Although the first exchange-traded-fund (ETF) hit the market in 1993, they really didn’t catch on until about 10 years ago. The first product ever is still one of the most popular, the Spider S&P 500 ETF Trust, which trades under the ticker SPY.
When we launched Acropolis in 2002 there were 113 ETFs on the market with a total of $102 billion in assets under management according to data from the Investment Company Institute.
As of 2013, there are 1,294 ETFs in the US with a total of $1.675 trillion in assets under management. Both the number of ETFs and the assets have grown by approximately 25 percent per year over the last dozen years. Not even the 2008 financial crisis could slow them down.
It makes sense – ETFs are attractive products. Their structure allows them to be more tax efficient than traditional mutual funds, you can buy or sell them during the trading day, unlike mutual funds and they are generally very low cost, partly because they were designed to compete with index mutual funds and cost was an important early differentiator.
Given the benefits that ETFs offer, it makes sense that they would grow significantly, although at this point, with so many products on the market, there is a lot of chaff in with the wheat. There are only so many ways that you can slice and dice the market, even when you include non-US stocks, bonds and a variety of asset classes.
Consider some of the extreme niche products on the market today
- An ETN that buys currencies that are currently pegged to the dollar.
- An ETF that tracks small cap stocks in Singapore
- An ETF that owns Chinese dividend paying stocks, except financials
- An ETF that buys diesel fuel and heating oil.
- AN ETF that shorts semiconductor stocks.
The list goes on and on. As a joke, someone once suggested an ETF that tracks Brazilian elevator operators, which I thought was pretty funny (nothing beats a good finance joke).

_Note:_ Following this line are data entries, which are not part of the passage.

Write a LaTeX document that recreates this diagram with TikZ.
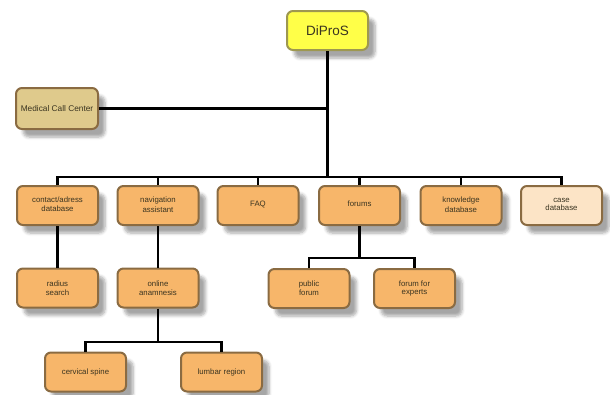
\documentclass[tikz,border=0pt]{standalone}
\usepackage{fontspec}
\setmainfont{Liberation Sans}
\usetikzlibrary{shadows.blur}
\definecolor{orfill}{HTML}{F7B66A}
\definecolor{orline}{HTML}{8A6B42}
\definecolor{tanfill}{HTML}{DFCA8C}
\definecolor{casefill}{HTML}{FCE4C6}
\definecolor{yfill}{HTML}{FFFF48}
\definecolor{yline}{HTML}{9E9850}
\definecolor{txt}{HTML}{3A3420}
\tikzset{
  box/.style={draw=orline, fill=orfill, line width=2pt, rounded corners=6pt,
    minimum width=81pt, minimum height=39pt, align=center, text=txt,
    font=\fontsize{7.8}{8.6}\selectfont, inner sep=1pt,
    blur shadow={shadow xshift=7pt, shadow yshift=-8pt, shadow blur steps=6,
      shadow blur radius=3pt, shadow opacity=35}},
  conn/.style={line width=2.5pt, black}
}
\begin{document}
\begin{tikzpicture}[x=1pt,y=-1pt]
\useasboundingbox (0,0) rectangle (610,394);
% top
\node[box, draw=yline, fill=yfill, font=\fontsize{13.5}{14}\selectfont] (dipros) at (327.5,30.5) {DiProS};
\node[box, fill=tanfill, minimum width=82pt, minimum height=41pt, font=\fontsize{8.3}{9}\selectfont, inner sep=0pt] (mcc) at (57,108.5) {Medical Call Center};
% row 1
\node[box] (contact) at (57.5,205.5) {\raisebox{2pt}{\shortstack{contact/adress\\database}}};
\node[box] (nav) at (158,205.5) {\raisebox{2pt}{\shortstack{navigation\\assistant}}};
\node[box] (faq) at (258,205.5) {\raisebox{4pt}{FAQ}};
\node[box] (forums) at (359.5,205.5) {\raisebox{4pt}{forums}};
\node[box] (know) at (461,205.5) {\raisebox{2pt}{\shortstack{knowledge\\database}}};
\node[box, fill=casefill] (case) at (561.5,205.5) {\raisebox{2pt}{\shortstack{case\\database}}};
% row 2
\node[box] (radius) at (57.5,288) {radius\\search};
\node[box] (online) at (158,288) {online\\anamnesis};
\node[box] (public) at (309,288.5) {public\\forum};
\node[box] (experts) at (414.5,288.5) {forum for\\experts};
% row 3
\node[box] (cerv) at (85.5,372) {cervical spine};
\node[box] (lumb) at (221.5,372) {lumbar region};
% buses
\coordinate (bus) at (0,177);
\coordinate (fbus) at (0,258);
\coordinate (obus) at (0,342);
\draw[conn] (dipros.south) -- (dipros.south |- bus);
\draw[conn] (mcc.east) -- (mcc.east -| dipros.south);
\draw[conn] (contact.north) -- (contact.north |- bus) -- (case.north |- bus) -- (case.north);
\foreach \n in {nav,faq,forums,know} \draw[conn] (\n.north) -- (\n.north |- bus);
\draw[conn] (contact.south) -- (radius.north);
\draw[conn] (nav.south) -- (online.north);
\draw[conn] (forums.south) -- (forums.south |- fbus);
\draw[conn] (public.north) -- (public.north |- fbus) -- (experts.north |- fbus) -- (experts.north);
\draw[conn] (online.south) -- (online.south |- obus);
\draw[conn] (cerv.north) -- (cerv.north |- obus) -- (lumb.north |- obus) -- (lumb.north);
\end{tikzpicture}
\end{document}
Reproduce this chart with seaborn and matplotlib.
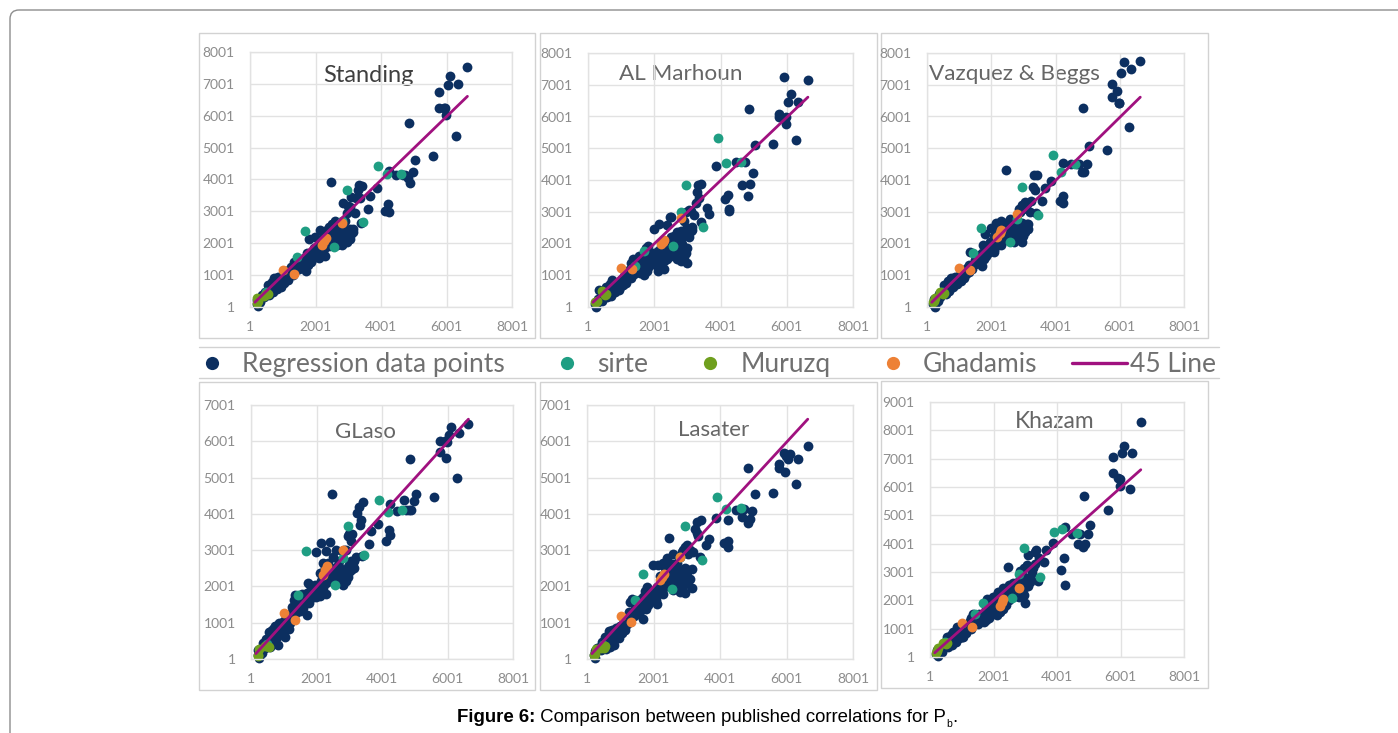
import matplotlib
matplotlib.use('Agg')
import matplotlib.pyplot as plt
from matplotlib.lines import Line2D
from matplotlib.patches import FancyBboxPatch, Rectangle
import seaborn as sns

reg_x = [200,230,250,300,340,380,420,460,500,540,
         580,620,660,700,740,780,820,860,900,950,
         1000,1050,1100,1150,1200,1250,1300,1300,1350,1400,
         1450,1500,1550,1600,1650,1700,1700,1750,1800,1800,
         1850,1900,1950,2000,1980,2050,2100,2100,2150,2200,
         2200,2250,2300,2300,2350,2400,2400,2450,2500,2500,
         2550,2600,2600,2650,2700,2700,2750,2800,2800,2850,
         2900,2900,2950,3000,3000,3050,3100,3100,3150,3200,
         3250,3300,3320,3400,3350,3420,3590,3660,3870,2470,
         4130,4230,4250,4250,4470,4660,4730,4830,4890,4970,
         5040,4850,5600,6290,6640,6120,6050,6350,5775,5775,
         5925,5970,5980,
         600,680,760,840,920,1000,1060,1130,1200,1280,
         1350,1420,1500,1560,1620,1700,1780,1850,1920,2000,
         2080,2150,2250,2300,2350,2450,2500,2550,2650,2700,
         2750,2800,2850,2900,2950,3000,3050,3150,2950,3050]
reg_standing = [110,220,20,170,300,380,310,470,430,700,
                390,560,790,480,900,660,560,940,760,620,
                960,760,1130,840,960,1260,1020,1180,1410,1170,
                1320,1200,1450,1300,1550,1120,1400,1700,1450,2150,
                1620,1500,1850,1600,2200,1750,1950,1530,2420,1680,
                2050,1820,2320,1600,2100,1900,2500,2200,2000,2600,
                2350,2100,2710,1950,2250,2000,2100,2400,1950,3260,
                2250,2700,2050,2350,3160,2150,2300,3440,2450,2950,
                3420,3680,3840,2640,3420,3810,3085,3470,3720,3910,
                3000,3240,2980,4260,4150,4150,4150,4050,3890,4225,
                4620,5770,4725,5355,7520,7240,6965,6985,6735,6245,
                6245,6245,6030,
                640,560,820,700,860,780,1040,990,1120,1120,
                1290,1300,1380,1280,1420,1560,1320,1420,1720,1820,
                1620,1800,2250,1950,2420,1950,2300,2050,2300,2550,
                2280,2150,2300,2050,2420,2200,2450,2350,2950,3150]
reg_marhoun = [80,150,10,250,540,280,200,380,460,620,
               310,540,720,360,860,560,470,700,650,540,
               850,690,990,770,1060,1180,900,1390,1500,1040,
               1250,1130,1620,1200,1500,1010,1320,1850,1250,1930,
               1500,1380,1700,1400,2450,1550,1750,1140,2600,1450,
               1900,1650,2060,1190,1700,1500,2590,1950,1600,2850,
               2100,1740,2250,1950,2250,1500,1850,2400,1455,2000,
               2250,2700,1700,2480,1380,2200,2400,3020,2520,2900,
               3270,3630,3840,2690,3420,3875,3110,2930,4450,2850,
               3415,3530,3040,3100,4575,3840,4575,3510,3875,4220,
               5100,6250,5150,5255,7160,6720,6460,6460,6095,5970,
               7255,5750,5980,
               500,430,640,560,600,650,900,840,920,1000,
               1160,1120,1340,1080,1300,1650,1130,1280,1620,1600,
               1300,1600,1950,1450,1850,1680,2200,1850,2150,2350,
               2000,1750,2300,1590,2450,1850,2350,2430,3000,3050]
reg_vazquez = [90,240,10,280,200,400,330,440,520,700,
               420,610,820,500,910,700,620,960,790,710,
               990,820,1160,900,1040,1240,1110,1320,1730,1200,
               1370,1340,1560,1420,1640,1280,1520,1960,1610,2290,
               1750,1700,2040,1820,2500,1900,2250,1720,2640,1950,
               2400,2120,2700,1960,2360,2200,2650,2420,2280,2100,
               2560,2200,2780,2400,2050,2450,2320,2600,2130,3100,
               2300,3000,2050,2500,3100,2350,2600,3250,2600,3000,
               3330,3770,4160,2950,3700,4160,3340,3740,3980,4315,
               3350,3500,3270,4545,4520,4520,4510,4265,4265,4510,
               5080,6275,4955,5655,7760,7720,7375,7490,7040,6630,
               6800,6430,6430,
               680,600,830,760,900,810,1060,1030,1130,1200,
               1290,1330,1480,1380,1530,1700,1500,1620,1850,1980,
               1800,2050,2500,2180,2580,2350,2500,2150,2550,2680,
               2200,2420,2450,2180,2650,2250,2550,2450,3200,3300]
reg_glaso = [100,260,20,290,180,430,300,560,480,740,
             340,680,840,450,900,620,390,1000,760,720,
             1040,610,1180,830,1000,1440,1170,1640,1770,1290,
             1590,1330,1780,1420,1650,1200,1590,2100,1660,2050,
             1840,1750,2040,1700,2960,1880,2360,1740,3210,1960,
             2650,2120,2990,1800,2350,2150,3220,2520,2200,2800,
             2460,2280,3010,2600,2250,2700,2400,2950,2050,3000,
             2350,3000,2250,2600,3450,2450,2540,3450,2700,2820,
             4020,4200,3700,2850,3835,4340,3165,3530,3715,4560,
             3240,3560,3420,4275,4080,4385,4110,4110,4110,4365,
             4550,5515,4460,4980,6470,6385,6175,6220,6010,5715,
             6010,5530,5990,
             760,560,920,700,1000,800,1120,1030,1240,1300,
             1450,1500,1700,1360,1620,1820,1550,1700,1960,2000,
             1760,2150,2500,2100,2650,2300,2450,2150,2450,2550,
             2200,2250,2450,2150,2550,2400,2700,2500,3400,3250]
reg_lasater = [110,230,30,300,280,340,240,470,400,620,
               290,540,770,330,800,500,400,850,660,590,
               900,720,1080,790,960,1300,1010,1580,1650,1190,
               1390,1250,1640,1320,1580,1110,1450,1880,1560,1980,
               1680,1600,1850,1720,2600,1700,1980,1530,2600,1820,
               2300,2060,2650,1780,2500,2000,2780,2350,2130,2400,
               2620,1900,2900,2230,1950,2500,2100,2800,1850,2950,
               2150,3000,1830,2400,3150,2150,2200,3000,2470,2950,
               3590,3470,3770,2800,3400,3835,3150,3300,3880,3330,
               3190,3260,3100,3835,4110,3910,4140,3760,3855,4090,
               4540,5255,4570,4815,5880,5640,5515,5515,5385,5255,
               5690,5165,5600,
               520,450,720,560,780,680,940,880,1100,1120,
               1300,1320,1480,1260,1480,1700,1380,1500,1780,1850,
               1620,1920,2200,1960,2150,2150,2500,2200,2450,2650,
               2300,2000,2350,2000,2500,2100,2450,1950,3100,2900]
reg_khazam = [90,260,20,210,310,190,380,420,500,700,
              350,590,790,430,900,610,530,1060,680,770,
              950,690,1080,860,1040,1270,980,1360,1520,1190,
              1340,1180,1510,1300,1470,1250,1380,1700,1410,2040,
              1520,1560,1950,1640,2120,1820,2200,1470,2280,1580,
              2050,1760,2420,1680,2180,1850,2380,2250,2000,2550,
              2430,2150,2620,2320,2500,2300,2150,2680,2120,3050,
              2450,2900,2180,2750,1890,2580,2500,3600,2820,2950,
              3150,3300,3715,2700,3775,3500,3360,3775,4035,3185,
              3080,3500,2535,4575,4330,3975,4330,3890,3975,4330,
              4660,5685,5190,5920,8280,7455,7195,7195,7075,6490,
              6335,6040,6300,
              650,500,760,720,860,720,960,960,1130,1150,
              1250,1380,1400,1240,1400,1560,1300,1370,1700,1800,
              1600,1900,2150,1900,2300,2100,2350,2150,2500,2600,
              2350,2280,2500,2300,2650,2480,2750,2650,3150,3250]

sirte_x = [3920,4170,4620,2950,3460,2570,1680,1430,2810,480]
sirte_standing = [4410,4180,4170,3680,2655,1870,2370,1570,2700,460]
sirte_marhoun = [5330,4540,4575,3840,2520,1910,1770,1280,3000,430]
sirte_vazquez = [4785,4260,4490,3770,2900,2060,2480,1700,2760,480]
sirte_glaso = [4390,4060,4110,3680,2870,2030,2990,1770,2780,420]
sirte_lasater = [4470,4130,4170,3680,2740,1930,2340,1630,2810,380]
sirte_khazam = [4425,4520,4365,3845,2810,2090,1920,1530,2925,520]

muruzq_x = [200,230,260,500,540,420]
muruzq_standing = [130,290,180,420,400,350]
muruzq_marhoun = [150,150,200,380,420,500]
muruzq_vazquez = [160,200,300,420,440,460]
muruzq_glaso = [70,100,280,350,320,370]
muruzq_lasater = [100,130,280,300,350,300]
muruzq_khazam = [130,200,310,470,480,500]

ghadamis_x = [1010,1330,2190,2260,2310,2810]
ghadamis_standing = [1170,1025,1955,2060,2165,2635]
ghadamis_marhoun = [1245,1190,1990,2060,2115,2795]
ghadamis_vazquez = [1245,1160,2220,2320,2430,2930]
ghadamis_glaso = [1265,1085,2320,2450,2570,3010]
ghadamis_lasater = [1190,1020,2180,2270,2350,2825]
ghadamis_khazam = [1215,1060,1805,1945,2065,2420]

line_x = [150,6640]
line_y = [150,6610]

x_ticks = [1,2001,4001,6001,8001]

NAVY = '#0c2f60'
SIRTE = '#1f9e83'
MURUZQ = '#6f9f1e'
GHADAMIS = '#ed8136'
LINE = '#a0117f'
GRID = '#e2e2e2'
FRAME = '#d2d2d2'
FONT = 'Lato'
MARK = 50

W, H = 1398, 733

sns.set_theme(style='white')
plt.rcParams['font.family'] = [FONT, 'DejaVu Sans']

fig = plt.figure(figsize=(W / 100, H / 100), dpi=100, facecolor='white')

# Page layer in pixel coordinates, for the frames and the caption
page = fig.add_axes([0, 0, 1, 1], zorder=0)
page.set_xlim(0, W)
page.set_ylim(H, 0)
page.axis('off')
page.add_patch(FancyBboxPatch((10, 10), 1450, 780, boxstyle='round,pad=0,rounding_size=9',
                              fill=False, ec='#8d8d8d', lw=1))

panels = [
    ('Standing', reg_standing, sirte_standing, muruzq_standing, ghadamis_standing, 8001,
     (250, 512, 52, 307), (199, 535, 33, 338), (368, 75), '#3f3f3f', 17),
    ('AL Marhoun', reg_marhoun, sirte_marhoun, muruzq_marhoun, ghadamis_marhoun, 8001,
     (588, 853, 53, 307), (540, 877, 33, 338), (681, 74), '#666666', 16.2),
    ('Vazquez & Beggs', reg_vazquez, sirte_vazquez, muruzq_vazquez, ghadamis_vazquez, 8001,
     (927, 1184, 53, 307), (881, 1208, 33, 338), (1014, 74), '#666666', 16.2),
    ('GLaso', reg_glaso, sirte_glaso, muruzq_glaso, ghadamis_glaso, 7001,
     (251, 513, 405, 659), (199, 535, 382, 690), (365, 432), '#666666', 16),
    ('Lasater', reg_lasater, sirte_lasater, muruzq_lasater, ghadamis_lasater, 7001,
     (587, 853, 405, 659), (540, 877, 382, 690), (714, 430), '#666666', 16),
    ('Khazam', reg_khazam, sirte_khazam, muruzq_khazam, ghadamis_khazam, 9001,
     (930, 1184, 402, 657), (881, 1208, 381, 688), (1055, 422), '#666666', 16.4),
]

for name, reg, sirte, muruzq, ghadamis, top, box, frame, label_at, label_col, label_size in panels:
    page.add_patch(Rectangle((frame[0], frame[2]), frame[1] - frame[0], frame[3] - frame[2],
                             fill=False, ec=FRAME, lw=1))
    ax = fig.add_axes([box[0] / W, 1 - box[3] / H, (box[1] - box[0]) / W, (box[3] - box[2]) / H],
                      zorder=1)
    ax.patch.set_alpha(0)
    sns.scatterplot(x=reg_x, y=reg, color=NAVY, s=MARK, linewidth=0, clip_on=False, ax=ax)
    sns.scatterplot(x=sirte_x, y=sirte, color=SIRTE, s=MARK, linewidth=0, clip_on=False, ax=ax)
    sns.scatterplot(x=ghadamis_x, y=ghadamis, color=GHADAMIS, s=MARK, linewidth=0, clip_on=False, ax=ax)
    sns.scatterplot(x=muruzq_x, y=muruzq, color=MURUZQ, s=MARK, linewidth=0, clip_on=False, ax=ax)
    sns.lineplot(x=line_x, y=line_y, color=LINE, lw=2, ax=ax)
    ax.set_xlim(1, 8001)
    ax.set_ylim(1, top)
    ax.set_xticks(x_ticks)
    ax.set_yticks(list(range(1, top + 1, 1000)))
    ax.grid(True, color=GRID, lw=1)
    ax.set_axisbelow(True)
    ax.tick_params(length=0, labelsize=10, labelcolor='#8c8c8c')
    ax.tick_params(axis='x', pad=10)
    ax.tick_params(axis='y', pad=11)
    for side in ax.spines.values():
        side.set_color(GRID)
        side.set_linewidth(1)
    page.text(label_at[0], label_at[1], name, fontsize=label_size, color=label_col,
              ha='center', va='center', zorder=5)

# Legend band between the two rows
page.plot([199, 1219], [347, 347], color=FRAME, lw=1)
page.plot([199, 1219], [378, 378], color=FRAME, lw=1)
handles = [
    Line2D([], [], ls='', marker='o', ms=9.5, mew=0, color=NAVY, label='Regression data points'),
    Line2D([], [], ls='', marker='o', ms=9.5, mew=0, color=SIRTE, label='sirte'),
    Line2D([], [], ls='', marker='o', ms=9.5, mew=0, color=MURUZQ, label='Muruzq'),
    Line2D([], [], ls='', marker='o', ms=9.5, mew=0, color=GHADAMIS, label='Ghadamis'),
    Line2D([], [], color=LINE, lw=2.4, label='45 Line'),
]
fig.legend(handles=handles, loc='center', bbox_to_anchor=(700 / W, 1 - 364.5 / H), ncol=5,
           frameon=False, fontsize=19, labelcolor='#707070', handlelength=2.1,
           handletextpad=0.1, columnspacing=1.3, borderpad=0)

# Caption, one piece after the other so the subscript sits right
fig.canvas.draw()
renderer = fig.canvas.get_renderer()
pieces = [('Figure 6:', 'bold', 13.4, 718), (' Comparison between published correlations for P', 'normal', 13.4, 718),
          ('b', 'normal', 7.5, 724), ('.', 'normal', 13.4, 718)]
pen = 457
for text, weight, size, y in pieces:
    t = page.text(pen, y, text.replace(' ', '\u00a0'), family='Liberation Sans', fontweight=weight,
                  fontsize=size, color='black', ha='left', va='center')
    pen = t.get_window_extent(renderer).x1

fig.savefig('out.png', dpi=100)
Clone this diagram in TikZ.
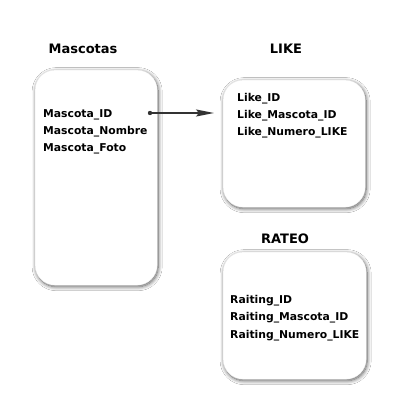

These goofy products don’t last forever, though; a lot are weeded out because they don’t attract enough assets to stay in business.
One of my favorite websites is called ETF Deathwatch and it maintains a list of ETFs that probably won’t make it because they haven’t caught on with investors (all five of my examples above were pulled from this list).
Consider the iPath US Treasury 5-Year Bull ETN with $500,000 in assets under management. It’s been on the market for three years and has performed comparably to the Barclays Aggregate bond index, albeit with a lot more volatility since it takes a leveraged bet that interest rates will fall.
The expense ratio is 0.75 percent, so the revenue should be about $3,750 a year, which surely means that they are underwater on the product. Unless something happens, management won’t want to fund that product forever.
An ETF liquidation is an unpleasant experience for taxable investors because the event effectively forces you to sell regardless of the tax consequences whether you want to or not.
Investors get the entire value of the ETF in a liquidation, so there is no special loss associated with the liquidation specifically, but the timing and tax consequences may not be favorable.
Although we’ve considered new ETFs, we generally wait for them to get established so that the risk of a liquidation is low. At one point, our clients owned more than five percent of an ETF and that was concerning.
Right now, our single largest reportable ETF holding (you don’t report mutual funds), valued at $63.5 million is just 0.28 percent of the total $22.9 billion ETF. (It’s funny, I say that we’re ‘just’ 0.28 percent of the fund because we’re the 35th largest holder. I wouldn’t have guessed we would be this ‘big.’)
Thankfully, keeping an eye on the ETF deathwatch is more of an academic exercise – where else can I get a list of crazy ideas? I think it would be fun to have an actual dead pool where people could wager on what ETFs will actually get liquidated next, but I suspect that’s a long time coming.